On a google spree for some facts on Curzio Malaparte, I came across this book: Legendary Parties 1922-1972, by Jean-Louis de Faucigny-Lucinge
. It was publised in 1986 and is now only available on Amazon as a used item. Intriguing is the price of a copy... it varies from 450 to 650 dollar.
The text describing the book says:
The author, who traces his family to the 11th century when they ruled the Barony of Faucigny in Savoie, and who is active in French political and banking circles, records details of certain rarefied fetes held in France between 1922 and 1972, which he hosted or attended as a guest. He recalls the lavish costume balls presided over by such glitterati as the Count Etienne de Beaumonts, the Viscount de Noailleses and the Baron Guy de Rothschilds. In 1928, the author and his first wife "Baba," now deceased (he describes her as "exotically beautiful" and "one of the most elegant women in Paris"), gave a soiree, based on the theme of Proust's Remembrance of Things Past, which ended at six in the morning under the Eiffel Tower. There are handsome photographs by Cecil Beaton and reproductions of drawings by Pablo Picasso and Yves Saint Laurent, and of Christian Berard's hand-painted screens. Those who travel, like the author, in the bosom of French society, may want to reminisce amid these pages, but the volume's appeal will escape the general reader.
For some this is a walk down the fabulously rich and fragrant memory lane of social life in the last century. For others it is a delightful key to open the door on a world not known by the younger generation. Prince Jean-Louis de Faucigny-Lucinge provides commentary and Brooke Astor sets us up with an introduction to a rarified world of entertaining on an Olympic scale.

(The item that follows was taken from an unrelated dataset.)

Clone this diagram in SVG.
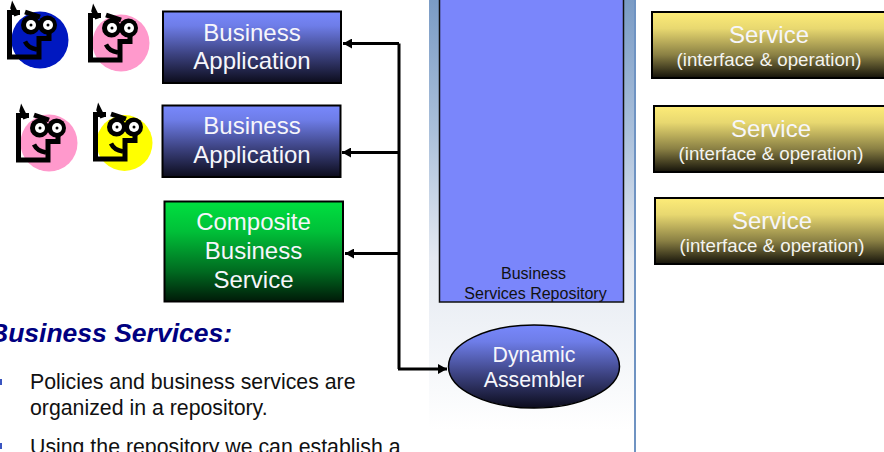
<svg xmlns="http://www.w3.org/2000/svg" xmlns:xlink="http://www.w3.org/1999/xlink" width="884" height="452" viewBox="0 0 884 452">
<style>
text{font-family:"Liberation Sans",Arial,sans-serif}
.w{fill:#f6f6fb;text-anchor:middle;font-size:24px}
.s{fill:#f4f4f0;text-anchor:middle;font-size:18.7px}
.b{fill:#111;font-size:21.300px}
.r{fill:#111;font-size:16px;text-anchor:middle}
.box{stroke:#000;stroke-width:2}
.c{fill:none;stroke:#000;stroke-width:3}
</style>
<defs>
<linearGradient id="blue" x1="0" y1="0" x2="0" y2="1"><stop offset="0" stop-color="#7888fc"/><stop offset=".2" stop-color="#6e7de8"/><stop offset=".6" stop-color="#3c4280"/><stop offset="1" stop-color="#0c0c1c"/></linearGradient>
<linearGradient id="green" x1="0" y1="0" x2="0" y2="1"><stop offset="0" stop-color="#00e040"/><stop offset=".3" stop-color="#00c038"/><stop offset=".7" stop-color="#006a20"/><stop offset="1" stop-color="#001a08"/></linearGradient>
<linearGradient id="yellow" x1="0" y1="0" x2="0" y2="1"><stop offset="0" stop-color="#fdec78"/><stop offset=".25" stop-color="#e8d870"/><stop offset=".65" stop-color="#8a8044"/><stop offset="1" stop-color="#14120a"/></linearGradient>
<linearGradient id="panel" gradientUnits="userSpaceOnUse" x1="0" y1="0" x2="0" y2="430"><stop offset="0" stop-color="#7a9bc5"/><stop offset=".3" stop-color="#a9bfda"/><stop offset=".6" stop-color="#e4e9f1"/><stop offset="1" stop-color="#ffffff"/></linearGradient>
<marker id="a" markerUnits="userSpaceOnUse" markerWidth="10" markerHeight="10" refX="9" refY="5" orient="auto"><path d="M0 0L9 5L0 10Z" fill="#000"/></marker>
<g id="face">
<path d="M12.500 4L17.500 14L15 15L11.500 8Z" fill="#000" stroke="#000" stroke-width="2.500"/>
<path d="M20 12.500H9.500V57H39V38.500H49V32" fill="none" stroke="#000" stroke-width="5"/>
<path d="M25 12L40 17" stroke="#000" stroke-width="5"/>
<path d="M25 41.500Q28 48 37 49.500" fill="none" stroke="#000" stroke-width="4.500"/>
<circle cx="30.500" cy="25" r="9.500" fill="#000"/><circle cx="47.500" cy="25" r="9.500" fill="#000"/>
<circle cx="31" cy="25" r="5" fill="#fff"/><circle cx="48" cy="25" r="5" fill="#fff"/>
<circle cx="31" cy="25" r="1.500" fill="#000"/><circle cx="48" cy="25" r="1.500" fill="#000"/>
</g>
</defs>
<rect width="884" height="452" fill="#fff"/>
<g id="panel-bg"><rect x="429" y="0" width="206" height="452" fill="url(#panel)"/><rect x="634" y="0" width="2" height="452" fill="#6f93c2"/></g>
<g id="repository"><rect x="439.500" y="-5" width="184" height="307" fill="#7a86fb" stroke="#111" stroke-width="1.500"/><text class="r" x="533.500" y="279">Business</text><text class="r" x="535.500" y="299">Services Repository</text></g>
<g id="user1"><circle cx="40" cy="40" r="28.500" fill="#0018c0"/><use href="#face"/></g>
<g id="user2"><circle cx="121" cy="43" r="28.500" fill="#ff99cc"/><use href="#face" x="81" y="3"/></g>
<g id="user3"><circle cx="49" cy="143" r="28.500" fill="#ff99cc"/><use href="#face" x="9" y="103"/></g>
<g id="user4"><circle cx="124.500" cy="143" r="28" fill="#ffff00"/><use href="#face" x="86" y="102"/></g>
<g id="app1"><rect class="box" x="163" y="11.500" width="178" height="71.500" fill="url(#blue)"/><text class="w" x="252" y="41">Business</text><text class="w" x="252" y="69">Application</text></g>
<g id="app2"><rect class="box" x="162.500" y="105.500" width="178" height="71.500" fill="url(#blue)"/><text class="w" x="252" y="134">Business</text><text class="w" x="252" y="163">Application</text></g>
<g id="composite"><rect class="box" x="164.500" y="201.500" width="178.500" height="100" fill="url(#green)"/><text class="w" x="253.500" y="230">Composite</text><text class="w" x="253.500" y="259">Business</text><text class="w" x="253.500" y="288">Service</text></g>
<g id="service1"><rect class="box" x="652" y="12" width="240" height="66" fill="url(#yellow)"/><text class="w" x="769" y="43">Service</text><text class="s" x="769" y="66">(interface &amp; operation)</text></g>
<g id="service2"><rect class="box" x="654" y="106" width="240" height="66" fill="url(#yellow)"/><text class="w" x="771" y="137">Service</text><text class="s" x="771" y="160">(interface &amp; operation)</text></g>
<g id="service3"><rect class="box" x="655" y="198" width="240" height="66" fill="url(#yellow)"/><text class="w" x="772" y="229">Service</text><text class="s" x="772" y="252">(interface &amp; operation)</text></g>
<g id="assembler"><ellipse cx="534" cy="366.500" rx="85.500" ry="41.500" fill="url(#blue)" stroke="#000" stroke-width="1.500"/><text class="w" x="534" y="362" style="font-size:21.300px">Dynamic</text><text class="w" x="534" y="387" style="font-size:21.300px">Assembler</text></g>
<g id="connectors">
<path class="c" d="M399 43.500V369"/>
<path class="c" d="M399 43.500H343" marker-end="url(#a)"/>
<path class="c" d="M399 152.500H342" marker-end="url(#a)"/>
<path class="c" d="M399 253.500H345" marker-end="url(#a)"/>
<path class="c" d="M398 369H447" marker-end="url(#a)"/>
</g>
<g id="notes">
<text x="-11" y="342" font-size="26.500" font-weight="bold" font-style="italic" fill="#000080">Business Services:</text>
<rect x="0" y="379" width="2" height="6" fill="#3a55c0"/>
<rect x="0" y="443" width="2" height="6" fill="#3a55c0"/>
<text class="b" x="30" y="389">Policies and business services are</text>
<text class="b" x="30" y="415">organized in a repository.</text>
<text class="b" x="30" y="454">Using the repository we can establish a</text>
</g>
</svg>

Bal masques, fetes, jubilees, soirées and veritable orgies of the very crustiest of the upper crust are noted in remembrances and photographs and works of art.
Gerald and Sara Murphy at Comte Étienne de Beaumont’s Automotive Ball by Man Ray, 1924.
Daisy Fellowes as La Reine d'Afrique (in Christian Dior and attended by James Caffery, as her page) Image courtesy of: http://blogs.vogue.es/
Oliver Messel, Lady Mendl (Elsie de Wolf) and La Princesa Jean-Louis de Faucigny-Lucinge (Baba)
Alexandre Serebriakoff’s illustration of the Hercules Gallery decorated for Le Bal Oriental given by the baron and his friend and neighbor Marie-Helene de Rothschild in 1969.
The whole thing totally reminded me of my time in the Maliestraat, where my landlord was Bas. He was quite of age those days, but had a fine way of telling stories from way back went. He used to be a free 'kept' boy in the thirties and have some great names among his clientèle. The whole secret homosexual life of The Hague was explained to me, including the walk of life of Louis Couperus and some royalty and politicians. The warning systems in bars and restaurants, the way the police protected certain people... It was all revealed.
I specially liked his stories about the Parisian Balls. He must have been a good looking guy, those days, because he was invited to attend quite some, over the years. The Ball Des Quatres Arts was the most famous one. He told me of one where he was carried into by four black men, dressed as a Roman child emperor.